*** Material provided ***

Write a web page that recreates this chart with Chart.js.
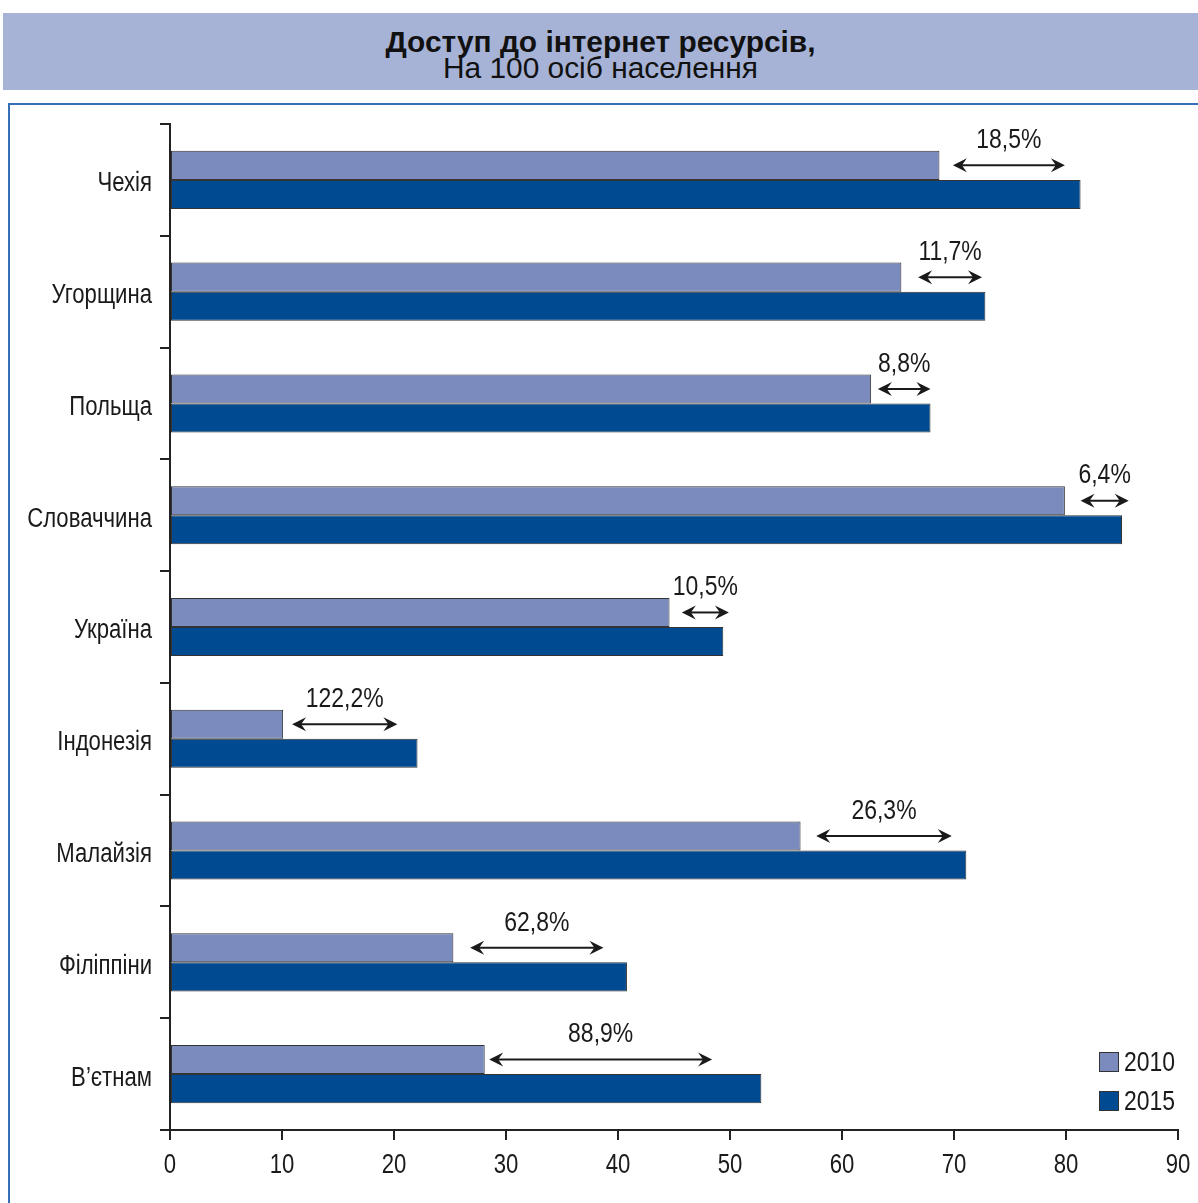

***
*** Material provided ***

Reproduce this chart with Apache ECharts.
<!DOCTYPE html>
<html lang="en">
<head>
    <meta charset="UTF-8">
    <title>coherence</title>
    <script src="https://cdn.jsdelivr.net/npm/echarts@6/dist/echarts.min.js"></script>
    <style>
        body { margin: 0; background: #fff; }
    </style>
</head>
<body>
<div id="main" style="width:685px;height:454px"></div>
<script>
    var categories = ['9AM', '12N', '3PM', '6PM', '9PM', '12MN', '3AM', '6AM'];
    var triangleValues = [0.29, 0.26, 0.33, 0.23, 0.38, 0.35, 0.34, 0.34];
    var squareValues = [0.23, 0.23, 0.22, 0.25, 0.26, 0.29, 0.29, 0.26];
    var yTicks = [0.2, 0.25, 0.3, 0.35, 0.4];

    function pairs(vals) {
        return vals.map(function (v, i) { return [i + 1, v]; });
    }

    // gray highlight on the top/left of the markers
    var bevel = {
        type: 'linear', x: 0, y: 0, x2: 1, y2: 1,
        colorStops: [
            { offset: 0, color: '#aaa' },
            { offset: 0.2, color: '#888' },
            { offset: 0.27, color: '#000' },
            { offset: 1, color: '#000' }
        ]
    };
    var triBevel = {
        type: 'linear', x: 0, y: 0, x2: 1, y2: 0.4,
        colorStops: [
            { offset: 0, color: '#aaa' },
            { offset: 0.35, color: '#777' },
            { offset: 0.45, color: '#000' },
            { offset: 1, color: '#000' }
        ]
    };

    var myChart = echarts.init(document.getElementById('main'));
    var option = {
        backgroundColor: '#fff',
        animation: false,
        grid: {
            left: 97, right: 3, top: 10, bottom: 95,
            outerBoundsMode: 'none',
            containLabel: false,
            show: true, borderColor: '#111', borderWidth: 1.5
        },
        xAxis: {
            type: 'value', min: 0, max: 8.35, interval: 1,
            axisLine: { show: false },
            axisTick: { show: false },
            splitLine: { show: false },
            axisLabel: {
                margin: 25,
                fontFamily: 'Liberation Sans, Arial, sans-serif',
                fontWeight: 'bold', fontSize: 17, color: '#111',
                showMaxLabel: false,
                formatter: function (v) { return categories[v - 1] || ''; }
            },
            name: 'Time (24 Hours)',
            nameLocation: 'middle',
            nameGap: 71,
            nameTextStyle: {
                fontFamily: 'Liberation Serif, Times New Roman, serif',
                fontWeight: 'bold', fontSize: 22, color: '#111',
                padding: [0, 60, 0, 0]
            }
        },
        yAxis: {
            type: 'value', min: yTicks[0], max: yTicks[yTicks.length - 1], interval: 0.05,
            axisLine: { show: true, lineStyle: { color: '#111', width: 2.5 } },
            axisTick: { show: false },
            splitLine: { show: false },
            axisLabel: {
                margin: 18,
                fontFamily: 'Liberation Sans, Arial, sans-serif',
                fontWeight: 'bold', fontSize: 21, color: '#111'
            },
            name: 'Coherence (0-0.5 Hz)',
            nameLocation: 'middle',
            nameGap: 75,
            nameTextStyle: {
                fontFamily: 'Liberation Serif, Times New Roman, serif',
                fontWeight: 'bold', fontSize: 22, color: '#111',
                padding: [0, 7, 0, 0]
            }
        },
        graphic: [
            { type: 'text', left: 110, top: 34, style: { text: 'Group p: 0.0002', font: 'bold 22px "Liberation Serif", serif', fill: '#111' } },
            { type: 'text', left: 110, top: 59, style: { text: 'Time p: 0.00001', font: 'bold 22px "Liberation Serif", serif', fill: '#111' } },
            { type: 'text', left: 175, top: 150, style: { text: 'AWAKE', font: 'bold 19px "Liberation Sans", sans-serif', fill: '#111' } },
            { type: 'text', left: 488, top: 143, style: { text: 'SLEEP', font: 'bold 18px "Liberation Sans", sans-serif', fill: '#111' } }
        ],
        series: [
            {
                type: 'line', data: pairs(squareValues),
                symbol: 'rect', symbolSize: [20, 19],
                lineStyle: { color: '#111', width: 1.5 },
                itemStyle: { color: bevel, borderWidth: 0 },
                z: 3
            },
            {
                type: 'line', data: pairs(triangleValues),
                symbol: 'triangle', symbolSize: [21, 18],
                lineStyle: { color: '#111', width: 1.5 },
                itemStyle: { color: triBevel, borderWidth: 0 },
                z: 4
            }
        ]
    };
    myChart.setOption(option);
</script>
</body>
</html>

***
*** Material provided ***

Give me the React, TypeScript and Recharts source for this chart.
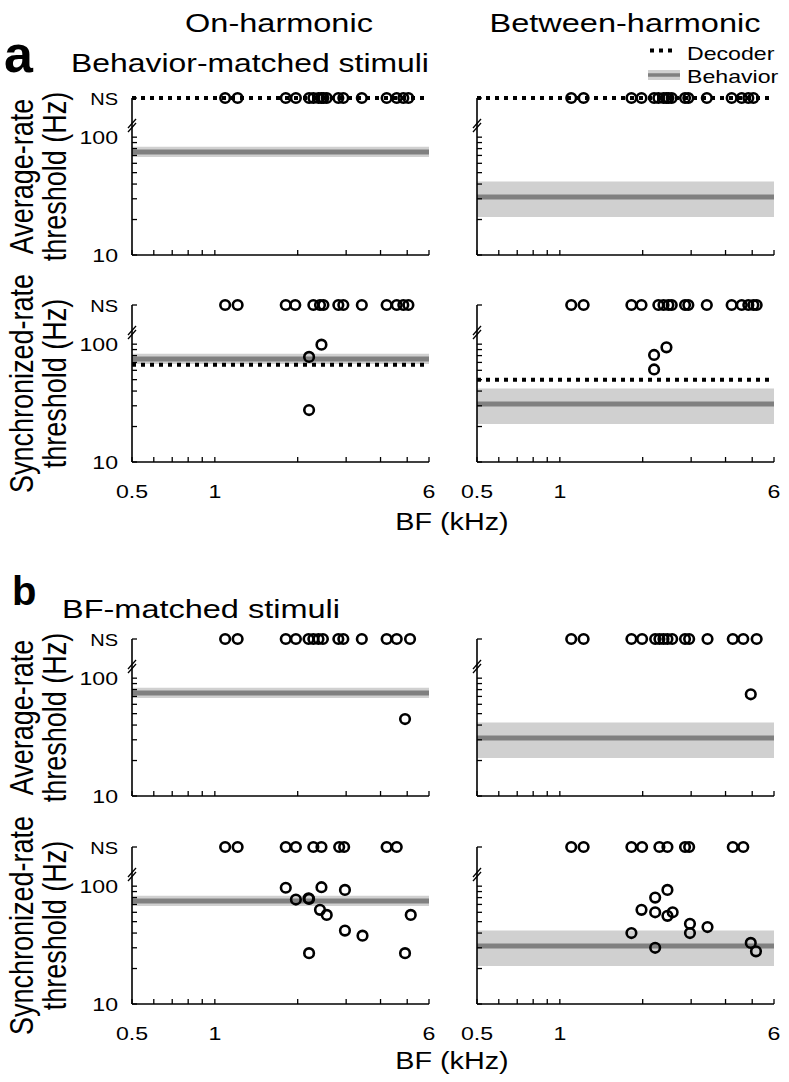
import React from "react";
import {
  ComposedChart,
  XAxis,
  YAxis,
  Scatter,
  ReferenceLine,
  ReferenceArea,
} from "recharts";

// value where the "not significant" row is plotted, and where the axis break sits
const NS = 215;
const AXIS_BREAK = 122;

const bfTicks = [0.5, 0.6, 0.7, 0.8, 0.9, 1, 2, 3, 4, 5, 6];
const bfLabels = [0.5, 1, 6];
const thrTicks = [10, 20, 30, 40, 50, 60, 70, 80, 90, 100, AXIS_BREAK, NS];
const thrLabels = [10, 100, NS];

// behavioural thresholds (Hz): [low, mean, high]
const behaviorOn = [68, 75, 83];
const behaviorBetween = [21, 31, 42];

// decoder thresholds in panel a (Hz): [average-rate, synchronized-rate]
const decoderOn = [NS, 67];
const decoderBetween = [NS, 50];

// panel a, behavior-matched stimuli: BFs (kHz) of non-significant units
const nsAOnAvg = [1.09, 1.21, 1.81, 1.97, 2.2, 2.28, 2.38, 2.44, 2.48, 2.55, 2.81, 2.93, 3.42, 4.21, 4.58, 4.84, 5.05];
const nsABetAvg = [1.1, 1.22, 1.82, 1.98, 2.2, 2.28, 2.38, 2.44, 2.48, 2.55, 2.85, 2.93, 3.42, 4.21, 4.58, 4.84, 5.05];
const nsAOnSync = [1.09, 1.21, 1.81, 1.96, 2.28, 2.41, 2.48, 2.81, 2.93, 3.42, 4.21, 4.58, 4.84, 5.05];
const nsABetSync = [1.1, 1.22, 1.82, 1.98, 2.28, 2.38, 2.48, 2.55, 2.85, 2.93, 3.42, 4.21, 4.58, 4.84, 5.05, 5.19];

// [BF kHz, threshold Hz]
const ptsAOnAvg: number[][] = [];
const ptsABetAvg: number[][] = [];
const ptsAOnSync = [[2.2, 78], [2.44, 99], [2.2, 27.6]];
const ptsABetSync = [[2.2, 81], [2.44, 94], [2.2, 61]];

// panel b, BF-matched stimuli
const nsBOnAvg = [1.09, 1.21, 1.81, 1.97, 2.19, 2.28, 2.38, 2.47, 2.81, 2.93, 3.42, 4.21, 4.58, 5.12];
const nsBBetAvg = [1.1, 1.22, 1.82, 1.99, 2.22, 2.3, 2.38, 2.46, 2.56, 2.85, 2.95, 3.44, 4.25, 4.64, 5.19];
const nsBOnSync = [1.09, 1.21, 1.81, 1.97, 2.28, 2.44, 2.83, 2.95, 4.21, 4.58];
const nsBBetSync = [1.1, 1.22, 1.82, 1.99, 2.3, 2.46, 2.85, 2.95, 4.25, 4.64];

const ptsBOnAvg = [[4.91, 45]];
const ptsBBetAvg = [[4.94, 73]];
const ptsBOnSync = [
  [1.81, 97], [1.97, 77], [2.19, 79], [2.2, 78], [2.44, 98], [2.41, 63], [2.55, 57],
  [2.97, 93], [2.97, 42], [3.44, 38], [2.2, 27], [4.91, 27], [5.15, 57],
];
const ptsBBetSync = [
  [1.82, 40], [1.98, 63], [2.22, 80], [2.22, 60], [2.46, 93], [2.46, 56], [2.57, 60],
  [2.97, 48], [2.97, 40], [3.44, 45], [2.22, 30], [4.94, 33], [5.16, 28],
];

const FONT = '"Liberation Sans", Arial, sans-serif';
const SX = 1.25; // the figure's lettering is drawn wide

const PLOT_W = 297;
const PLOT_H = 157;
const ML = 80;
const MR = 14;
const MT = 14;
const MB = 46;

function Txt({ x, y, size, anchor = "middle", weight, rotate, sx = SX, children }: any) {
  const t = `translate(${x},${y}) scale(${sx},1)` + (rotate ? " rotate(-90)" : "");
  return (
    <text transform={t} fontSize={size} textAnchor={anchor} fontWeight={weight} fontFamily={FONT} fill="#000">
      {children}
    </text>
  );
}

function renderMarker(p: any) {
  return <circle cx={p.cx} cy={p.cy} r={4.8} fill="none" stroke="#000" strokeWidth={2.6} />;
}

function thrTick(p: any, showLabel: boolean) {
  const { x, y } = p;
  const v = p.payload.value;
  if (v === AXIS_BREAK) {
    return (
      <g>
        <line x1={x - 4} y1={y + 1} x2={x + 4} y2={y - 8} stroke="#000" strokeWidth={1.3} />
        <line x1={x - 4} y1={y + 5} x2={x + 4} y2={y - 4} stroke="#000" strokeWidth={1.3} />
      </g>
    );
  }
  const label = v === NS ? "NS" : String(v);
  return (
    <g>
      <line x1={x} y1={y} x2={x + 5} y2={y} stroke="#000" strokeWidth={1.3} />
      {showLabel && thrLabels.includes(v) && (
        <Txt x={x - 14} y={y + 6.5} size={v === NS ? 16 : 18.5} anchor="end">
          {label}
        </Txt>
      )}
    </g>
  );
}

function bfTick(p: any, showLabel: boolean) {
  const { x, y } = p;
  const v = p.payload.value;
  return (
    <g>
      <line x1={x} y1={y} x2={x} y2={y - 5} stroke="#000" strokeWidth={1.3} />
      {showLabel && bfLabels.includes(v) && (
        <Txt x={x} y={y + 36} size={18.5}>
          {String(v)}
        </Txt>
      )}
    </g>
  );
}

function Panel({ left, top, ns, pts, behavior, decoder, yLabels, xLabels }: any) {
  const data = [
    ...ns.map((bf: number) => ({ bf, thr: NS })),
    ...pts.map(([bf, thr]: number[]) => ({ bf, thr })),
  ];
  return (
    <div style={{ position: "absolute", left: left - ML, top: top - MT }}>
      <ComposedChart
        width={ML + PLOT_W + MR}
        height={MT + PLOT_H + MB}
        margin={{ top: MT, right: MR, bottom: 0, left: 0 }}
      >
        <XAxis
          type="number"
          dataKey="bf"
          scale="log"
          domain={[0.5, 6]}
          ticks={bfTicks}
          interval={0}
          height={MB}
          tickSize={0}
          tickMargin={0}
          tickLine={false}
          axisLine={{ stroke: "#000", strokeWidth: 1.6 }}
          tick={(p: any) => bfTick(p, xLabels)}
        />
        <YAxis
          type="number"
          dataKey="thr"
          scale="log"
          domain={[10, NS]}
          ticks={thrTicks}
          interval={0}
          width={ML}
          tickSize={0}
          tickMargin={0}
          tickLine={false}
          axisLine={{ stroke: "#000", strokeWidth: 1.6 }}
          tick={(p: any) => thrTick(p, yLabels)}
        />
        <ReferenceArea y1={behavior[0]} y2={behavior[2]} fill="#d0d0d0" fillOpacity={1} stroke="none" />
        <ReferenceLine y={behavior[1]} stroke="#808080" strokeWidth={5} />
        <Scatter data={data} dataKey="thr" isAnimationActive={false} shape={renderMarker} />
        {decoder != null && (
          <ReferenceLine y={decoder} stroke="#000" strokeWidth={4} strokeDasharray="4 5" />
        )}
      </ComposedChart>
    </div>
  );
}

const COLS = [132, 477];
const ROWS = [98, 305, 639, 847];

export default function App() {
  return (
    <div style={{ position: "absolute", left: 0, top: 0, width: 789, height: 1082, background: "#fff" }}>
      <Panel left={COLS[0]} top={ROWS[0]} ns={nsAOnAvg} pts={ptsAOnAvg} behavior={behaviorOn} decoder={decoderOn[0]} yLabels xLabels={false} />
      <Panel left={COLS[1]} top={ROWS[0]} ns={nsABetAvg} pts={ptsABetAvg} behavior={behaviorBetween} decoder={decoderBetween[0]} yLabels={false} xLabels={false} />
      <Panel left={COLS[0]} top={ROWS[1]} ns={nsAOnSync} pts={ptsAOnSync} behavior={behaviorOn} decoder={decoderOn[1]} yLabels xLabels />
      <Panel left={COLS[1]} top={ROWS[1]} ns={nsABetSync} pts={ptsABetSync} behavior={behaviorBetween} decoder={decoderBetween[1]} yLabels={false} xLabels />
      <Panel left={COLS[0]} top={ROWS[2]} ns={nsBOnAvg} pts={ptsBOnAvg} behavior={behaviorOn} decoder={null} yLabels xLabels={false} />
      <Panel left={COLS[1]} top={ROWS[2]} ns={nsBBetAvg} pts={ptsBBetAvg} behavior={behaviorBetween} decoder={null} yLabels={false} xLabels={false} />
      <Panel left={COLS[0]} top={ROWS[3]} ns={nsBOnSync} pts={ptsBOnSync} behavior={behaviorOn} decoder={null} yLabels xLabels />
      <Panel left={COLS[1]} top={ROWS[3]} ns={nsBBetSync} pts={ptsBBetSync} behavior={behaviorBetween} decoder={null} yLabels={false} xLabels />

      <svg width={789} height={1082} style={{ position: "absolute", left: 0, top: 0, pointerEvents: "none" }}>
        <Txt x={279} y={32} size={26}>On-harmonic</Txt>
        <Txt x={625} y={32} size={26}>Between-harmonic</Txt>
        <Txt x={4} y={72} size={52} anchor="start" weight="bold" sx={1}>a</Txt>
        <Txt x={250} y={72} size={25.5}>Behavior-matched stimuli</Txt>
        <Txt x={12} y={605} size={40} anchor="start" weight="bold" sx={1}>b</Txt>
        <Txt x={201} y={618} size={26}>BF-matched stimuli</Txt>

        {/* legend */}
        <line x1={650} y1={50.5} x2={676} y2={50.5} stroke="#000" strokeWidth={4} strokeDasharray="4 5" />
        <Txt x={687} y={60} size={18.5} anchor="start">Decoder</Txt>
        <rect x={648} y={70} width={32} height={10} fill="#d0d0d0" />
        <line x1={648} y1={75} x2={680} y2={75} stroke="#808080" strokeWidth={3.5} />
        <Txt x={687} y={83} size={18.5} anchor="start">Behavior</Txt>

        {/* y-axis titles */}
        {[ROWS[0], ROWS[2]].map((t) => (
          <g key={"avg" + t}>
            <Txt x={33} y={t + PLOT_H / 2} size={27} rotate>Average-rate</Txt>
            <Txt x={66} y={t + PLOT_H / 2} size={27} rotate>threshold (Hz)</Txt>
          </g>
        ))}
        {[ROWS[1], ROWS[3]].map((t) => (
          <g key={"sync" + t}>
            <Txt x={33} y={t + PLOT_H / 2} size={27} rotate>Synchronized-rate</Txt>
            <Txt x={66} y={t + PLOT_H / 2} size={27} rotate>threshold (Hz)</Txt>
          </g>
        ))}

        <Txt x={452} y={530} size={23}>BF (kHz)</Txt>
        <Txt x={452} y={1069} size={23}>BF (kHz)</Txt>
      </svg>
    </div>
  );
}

***

▸ Given problem: Give back, exactly as written, each line from the one that contains "Reproduce this chart with Apache ECharts." through the one that contains "var yTicks = [0.2, 0.25, 0.3, 0.35, 0.4];".

▸ Written response:
Reproduce this chart with Apache ECharts.
<!DOCTYPE html>
<html lang="en">
<head>
    <meta charset="UTF-8">
    <title>coherence</title>
    <script src="https://cdn.jsdelivr.net/npm/echarts@6/dist/echarts.min.js"></script>
    <style>
        body { margin: 0; background: #fff; }
    </style>
</head>
<body>
<div id="main" style="width:685px;height:454px"></div>
<script>
    var categories = ['9AM', '12N', '3PM', '6PM', '9PM', '12MN', '3AM', '6AM'];
    var triangleValues = [0.29, 0.26, 0.33, 0.23, 0.38, 0.35, 0.34, 0.34];
    var squareValues = [0.23, 0.23, 0.22, 0.25, 0.26, 0.29, 0.29, 0.26];
    var yTicks = [0.2, 0.25, 0.3, 0.35, 0.4];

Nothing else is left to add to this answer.